Where it appeared that the flow of surface water from the defendant's land onto the plaintiff's land was not materially increased by the defendant's acts in changing from natural drainage to an artificial drainage system the plaintiff was not entitled to an injunction against the discharge of the water into a ditch on his land. 
CIVIL ACTION commenced in the Superior Court on September 18, 1974.
The case was heard by Lynch, J., on a master's report.
Frank J. Lafayette, for the plaintiff, submitted a brief.
HALE, C.J. The plaintiff sought an injunction to prevent the defendant from "draining or discharging any water whatsoever on the plaintiff's real estate" from the defendant's abutting property. The case was referred to a master whose report was adopted by a Superior Court judge, who entered a judgment dismissing the action. The plaintiff has appealed. There was no error.
Since the general findings of the master were all based upon his reported subsidiary findings, this court on appeal may draw further or different inferences of fact from those subsidiary findings. Dodge v. Anna Jaques Hosp. 301 Mass. 431 , 435 (1938). Jones v. Gingras, 3 Mass. App. Ct. 393 , 395-396 (1975). Bills v. Nunno, ante, 279, 283 (1976).
The master found that the plaintiff and the defendant were owners of adjacent parcels of land in Stoughton. In the process of subdividing its land the defendant was required by the Stoughton planning board to obtain a permit to drain surface water from the proposed subdivision through the plaintiff's property. The defendant requested and received a written license from the plaintiff to discharge or drain surface water from the defendant's land into a drainage ditch on the plaintiff's land. In consideration of the granting of that license, the defendant agreed to and did open and clear out the drainage ditch. After the subdivision plan was approved a system of drains was installed which deposited the surface water at a point on the defendant's land which was approximately twenty-five feet from the drainage ditch on the plaintiff's land. The water then entered the ditch and flowed through it into a marsh, from which the water followed an irregular natural channel into a pond.

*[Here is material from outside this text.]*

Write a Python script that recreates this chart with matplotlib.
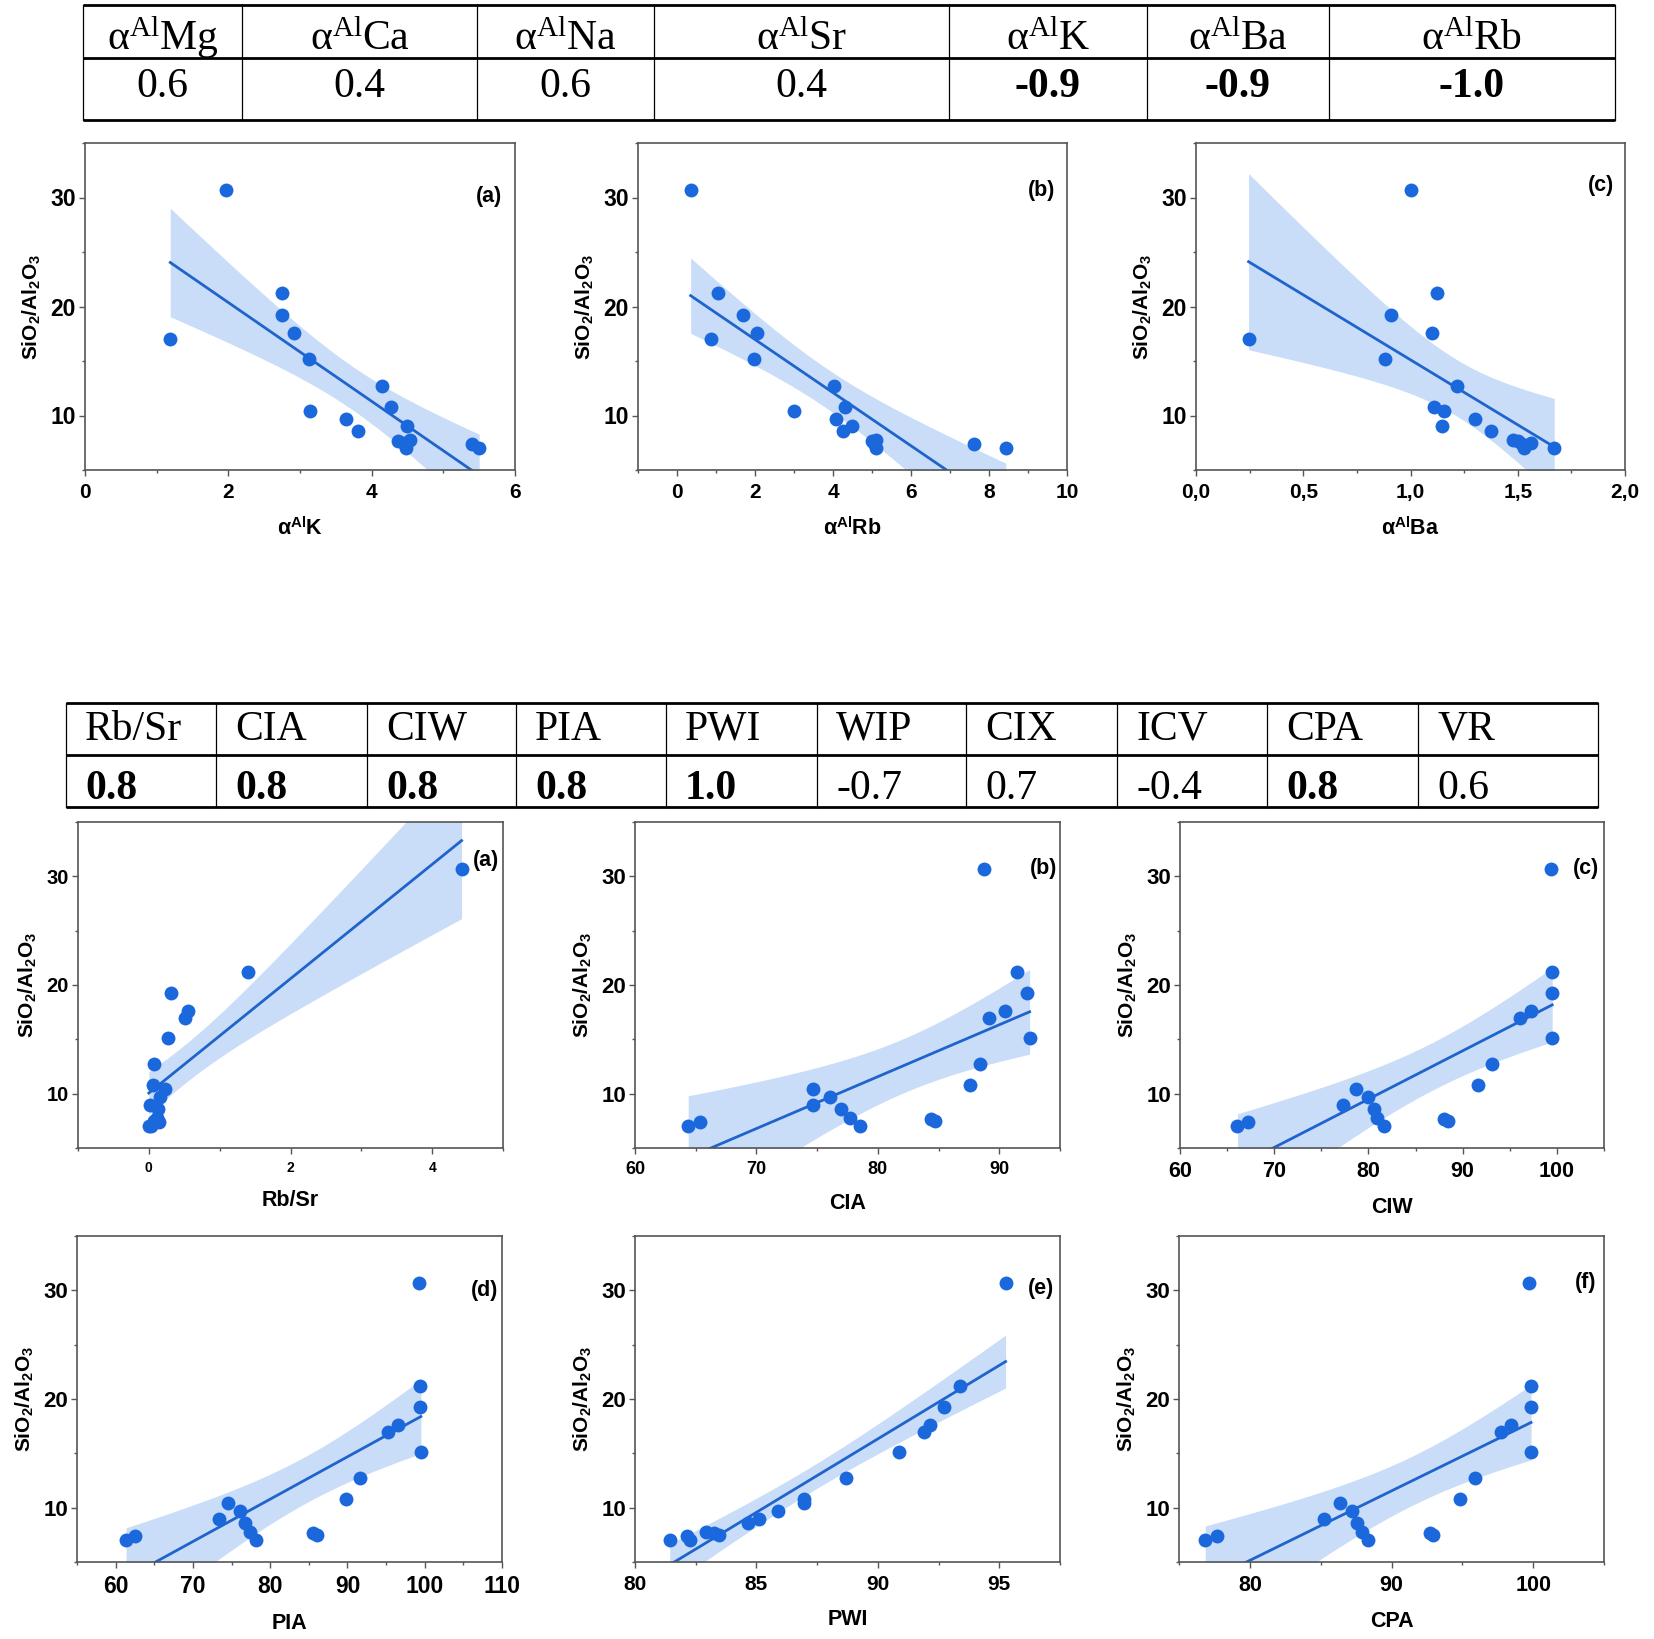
import numpy as np
import matplotlib
matplotlib.use("Agg")
import matplotlib.pyplot as plt
from matplotlib.ticker import MultipleLocator, FuncFormatter

plt.rcParams['font.family'] = ['Liberation Sans', 'DejaVu Sans']
plt.rcParams['font.weight'] = 'bold'
plt.rcParams['axes.labelweight'] = 'bold'
plt.rcParams['mathtext.fontset'] = 'custom'
plt.rcParams['mathtext.rm'] = 'Liberation Serif:weight=normal'
plt.rcParams['mathtext.it'] = 'Liberation Serif:italic:weight=normal'
plt.rcParams['mathtext.bf'] = 'Liberation Sans:weight=bold'

# ---------------- data ----------------
# SiO2/Al2O3 of the 18 samples (shared y of every panel)
sio2_al2o3 = [30.7, 21.2, 19.25, 17.6, 17.0, 15.15, 12.75, 10.8, 10.4,
              9.65, 9.0, 8.6, 7.75, 7.0, 7.65, 7.45, 7.0, 7.4]

alpha_K = [1.965, 2.75, 2.75, 2.92, 1.19, 3.12, 4.15, 4.27, 3.14,
           3.64, 4.5, 3.81, 4.54, 4.48, 4.37, 4.45, 5.5, 5.4]
alpha_Rb = [0.35, 1.06, 1.70, 2.04, 0.87, 1.98, 4.03, 4.31, 2.99,
            4.07, 4.49, 4.26, 5.11, 5.11, 5.0, 5.05, 8.43, 7.62]
alpha_Ba = [1.0, 1.125, 0.91, 1.10, 0.245, 0.88, 1.217, 1.11, 1.155,
            1.30, 1.146, 1.374, 1.48, 1.53, 1.50, 1.56, 1.67, 1.52]

rb_sr = [4.415, 1.395, 0.318, 0.548, 0.514, 0.27, 0.073, 0.06, 0.23,
         0.157, 0.02, 0.13, 0.11, 0.03, 0.12, 0.08, 0.0, 0.14]
cia = [88.7, 91.48, 92.3, 90.5, 89.17, 92.5, 88.4, 87.6, 74.66,
       76.08, 74.66, 76.97, 77.68, 78.57, 84.37, 84.7, 64.38, 65.33]
ciw = [99.36, 99.47, 99.47, 97.2, 96.1, 99.5, 93.1, 91.6, 78.7,
       80.0, 77.26, 80.56, 80.9, 81.6, 88.0, 88.4, 66.1, 67.25]
pia = [99.2, 99.43, 99.43, 96.5, 95.2, 99.5, 91.65, 89.77, 74.57,
       76.14, 73.35, 76.8, 77.4, 78.17, 85.6, 86.1, 61.35, 62.56]
pwi = [95.26, 93.38, 92.72, 92.13, 91.9, 90.88, 88.68, 86.96, 86.94,
       85.9, 85.1, 84.66, 82.94, 81.43, 83.24, 83.46, 82.25, 82.16]
cpa = [99.72, 99.82, 99.82, 98.46, 97.76, 99.85, 95.92, 94.86, 86.35,
       87.23, 85.21, 87.6, 87.93, 88.36, 92.72, 92.92, 76.85, 77.68]

# correlation tables
top_elements = ['Mg', 'Ca', 'Na', 'Sr', 'K', 'Ba', 'Rb']
top_r = [0.6, 0.4, 0.6, 0.4, -0.9, -0.9, -1.0]
bottom_indices = ['Rb/Sr', 'CIA', 'CIW', 'PIA', 'PWI', 'WIP', 'CIX', 'ICV', 'CPA', 'VR']
bottom_r = [0.8, 0.8, 0.8, 0.8, 1.0, -0.7, 0.7, -0.4, 0.8, 0.6]

# ---------------- style ----------------
W, H = 1654, 1639
PT_COLOR = '#1a68dc'
LINE_COLOR = '#1f64cc'
BAND_COLOR = '#c9ddf8'
SPINE_COLOR = '#555555'
T_CRIT = 2.12  # Student t, 95%, 16 dof

fig = plt.figure(figsize=(W / 100, H / 100), dpi=100)
fig.patch.set_facecolor('white')

# background axes in pixel coordinates for the two tables
bg = fig.add_axes([0, 0, 1, 1])
bg.set_xlim(0, W)
bg.set_ylim(H, 0)
bg.axis('off')


def draw_table(edges, top, mid, bottom, headers, values, centered, hdr_base, val_base, pad=19):
    serif = ['Liberation Serif', 'DejaVu Serif']
    for yy, lw in ((top, 2.0), (mid, 2.0), (bottom, 2.0)):
        bg.plot([edges[0], edges[-1]], [yy, yy], color='black', lw=lw, solid_capstyle='butt')
    for xx in edges:
        bg.plot([xx, xx], [top, bottom], color='black', lw=0.9)
    for i, (h, v) in enumerate(zip(headers, values)):
        if centered:
            xc, ha = (edges[i] + edges[i + 1]) / 2, 'center'
        else:
            xc, ha = edges[i] + pad, 'left'
        bg.text(xc, hdr_base, h, ha=ha, va='baseline', fontsize=30,
                family=serif, fontweight='normal')
        bg.text(xc, val_base, f'{v:.1f}', ha=ha, va='baseline', fontsize=30,
                family=serif, fontweight='bold' if abs(v) >= 0.8 else 'normal')


top_edges = [83, 242, 477, 654, 949, 1147, 1329, 1615]
draw_table(top_edges, 5, 58, 120,
           [r'α$^{\mathrm{Al}}$' + e for e in top_elements], top_r, True, 50, 97)

bot_edges = [66, 216, 367, 516, 666, 817, 966, 1117, 1267, 1418, 1598]
draw_table(bot_edges, 703, 755, 807, bottom_indices, bottom_r, False, 740, 799)


def comma_fmt(v, pos):
    return f'{v:.1f}'.replace('.', ',')


def plain_fmt(v, pos):
    return f'{v:g}'


panels = []


def panel(rect, x, xlim, major, minor, xlabel, letter, letter_pos, xts, yts, comma=False):
    l, t, r, b = rect
    ax = fig.add_axes([l / W, 1 - b / H, (r - l) / W, (b - t) / H])
    x = np.asarray(x, float)
    y = np.asarray(sio2_al2o3, float)
    n = len(x)
    slope, icpt = np.polyfit(x, y, 1)
    xs = np.linspace(x.min(), x.max(), 200)
    yhat = icpt + slope * xs
    resid = y - (icpt + slope * x)
    s = np.sqrt(np.sum(resid ** 2) / (n - 2))
    sxx = np.sum((x - x.mean()) ** 2)
    se = s * np.sqrt(1.0 / n + (xs - x.mean()) ** 2 / sxx)
    ax.fill_between(xs, yhat - T_CRIT * se, yhat + T_CRIT * se, color=BAND_COLOR, lw=0, zorder=1)
    ax.plot(xs, yhat, color=LINE_COLOR, lw=2.0, zorder=2)
    ax.scatter(x, y, s=100, color=PT_COLOR, lw=0, zorder=3)
    ax.set_xlim(*xlim)
    ax.set_ylim(5, 35)
    ax.xaxis.set_major_locator(MultipleLocator(major))
    ax.xaxis.set_minor_locator(MultipleLocator(minor))
    ax.yaxis.set_major_locator(MultipleLocator(10))
    ax.yaxis.set_minor_locator(MultipleLocator(5))
    ax.xaxis.set_major_formatter(FuncFormatter(comma_fmt if comma else plain_fmt))
    ax.yaxis.set_major_formatter(FuncFormatter(plain_fmt))
    for sp in ax.spines.values():
        sp.set_color(SPINE_COLOR)
        sp.set_linewidth(1.2)
    ax.tick_params(which='both', direction='out', color=SPINE_COLOR, width=1.0,
                   top=False, right=False)
    ax.tick_params(which='major', length=4.5)
    ax.tick_params(which='minor', length=2.5)
    ax.tick_params(axis='x', labelsize=xts, pad=5)
    ax.tick_params(axis='y', labelsize=yts, pad=2)
    ax.set_xlabel(xlabel, fontsize=15.5, labelpad=11, fontweight='bold')
    ax.set_ylabel(r'SiO$_{\mathbf{2}}$/Al$_{\mathbf{2}}$O$_{\mathbf{3}}$',
                  fontsize=15, labelpad=6, fontweight='bold')
    ax.text(letter_pos[0], letter_pos[1], letter, transform=ax.transAxes,
            ha='center', va='center', fontsize=15.5, fontweight='bold')
    panels.append(ax)
    return ax


alab = r'α$^{\mathbf{Al}}$'
panel((85, 143, 515, 470), alpha_K, (0, 6), 2, 1, alab + 'K', '(a)', (0.94, 0.835), 15, 16.5)
panel((638, 143, 1067, 470), alpha_Rb, (-1, 10), 2, 1, alab + 'Rb', '(b)', (0.94, 0.856), 15, 16.5)
panel((1196, 143, 1625, 470), alpha_Ba, (0, 2), 0.5, 0.25, alab + 'Ba', '(c)', (0.944, 0.871), 15, 16.5, comma=True)

panel((78, 822, 503, 1148), rb_sr, (-1, 5), 2, 1, 'Rb/Sr', '(a)', (0.96, 0.883), 10, 14.5)
panel((635, 822, 1060, 1148), cia, (60, 95), 10, 5, 'CIA', '(b)', (0.962, 0.856), 13, 16)
panel((1180, 822, 1604, 1148), ciw, (60, 105), 10, 5, 'CIW', '(c)', (0.957, 0.856), 15.5, 16)

panel((77, 1236, 502, 1562), pia, (55, 110), 10, 5, 'PIA', '(d)', (0.96, 0.834), 16.5, 16)
panel((635, 1236, 1060, 1562), pwi, (80, 97.5), 5, 2.5, 'PWI', '(e)', (0.955, 0.84), 15, 16)
panel((1179, 1236, 1604, 1562), cpa, (75, 105), 10, 5, 'CPA', '(f)', (0.957, 0.856), 15.5, 16)

fig.canvas.draw()
for ax in panels:
    plt.setp(ax.get_xticklabels(), fontweight='bold')
    plt.setp(ax.get_yticklabels(), fontweight='bold')

fig.savefig('out.png', dpi=100, facecolor='white')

The plaintiff requested that the defendant clean out that natural channel, but the defendant refused, and the plaintiff revoked the license. The master found that such cleaning was not contemplated by the parties (no mention
of it was made in the written license). He further found that the drainage ditch had been constructed in the natural path which most of the surface water draining from the defendant's land had taken prior to the installation of the defendant's drainage system and that the installation of that system did not materially alter the flow of surface water into the ditch. The master also made a finding that there was a natural spring on the defendant's land which discharged into the drainage ditch. In the course of developing its land the defendant filled in the area around the spring with crushed rock and earth in order to level the land. The water from the spring then passed through the crushed stone into the surface water drainage system and from there into the aforementioned drainage ditch. The master further found that there had been no damage to the plaintiff's property and concluded "that the plaintiff has no cause to prevent the defendant from continuing to discharge his drainage system into the plaintiff's drainage ditch."
As the flow of surface water onto the plaintiff's land was not materially increased by the defendant's acts, and as it appears that the natural entrance of most, if not all, of the surface drainage from the defendant's land onto the plaintiff's land remained the same as it had been prior to the installation of the drainage system, and that no damage to the plaintiff's land resulted from the change from natural drainage to an artificial drainage system, the plaintiff has no basis for complaint. Kuklinska v. Maplewood Homes, Inc. 336 Mass. 489 , 493 (1957).
The plaintiff complains that judgment should not have been entered until a motion to amend his complaint had been acted upon. The motion was pending when the master's report was adopted by the judge and when judgment was entered, but there is nothing in the record to indicate that the motion was ever presented to a judge. Thus, no judge was required to act upon it, and no error resulted. The motion to amend and the proposed amendment are before us, and we have examined both. There is nothing in the amended complaint that was not included, albeit
in general terms, in the original complaint, and the position of the plaintiff would not have been improved in any way had the motion been allowed.